La segunda parte del libro, empero, es la mejor. Porque allí Costa incluye algunas grandes notas que ha dedicado a personalidades como Cukor, Marlene, Howard Hawks o George Stevens. Ese material había aparecido en diarios y publicaciones especializadas de Montevideo (El País Cultural, por ejemplo) a medida que crecía su desempeño como crítico. Allí constan la sensatez, la soltura de estilo, la erudición y la agudeza -sin excluir el buen humor- con que este colega ha sabido expresarse para que el lector comparta sus deleites y aprenda unas cuantas cosas sobre la gente de cine y mayormente sobre Hollywood.

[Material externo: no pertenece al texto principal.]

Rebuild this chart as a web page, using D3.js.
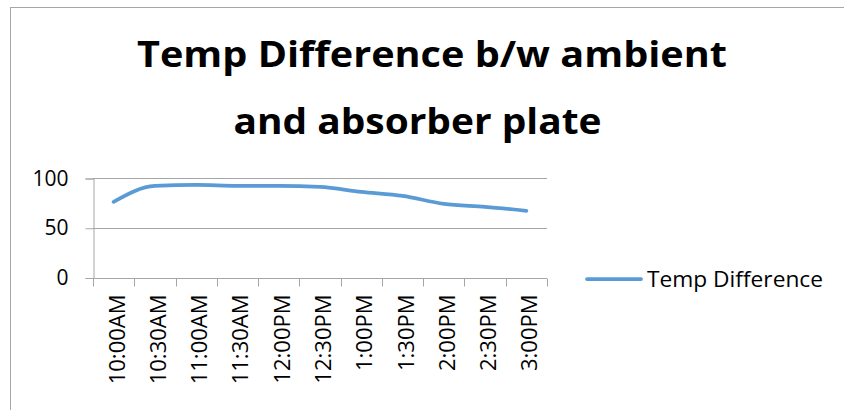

Si faltaba algo, al final del tomo hay 24 páginas donde un índice alfabético ubica todas las películas mencionadas anteriormente, como le gustaba a H.A.T., maestro al que dedica su libro. Cabe agregar que hay un error en la inmensa lista de títulos en español que se enumeran, con lo cual ese índice resulta casi perfecto. Pero por todo concepto es un placer leer a Costa, y seguramente para él también fue un placer escribir esos textos, teniendo en cuenta que ha vivido en su oficio -como diría Addison De Witt- igual que un fraile en su fe. EL CINE TAL CUAL ERA. Recuerdos desde la butaca, de Jaime E. Costa. Fin de Siglo, colección Búsqueda. 2008. Montevideo. 315 págs.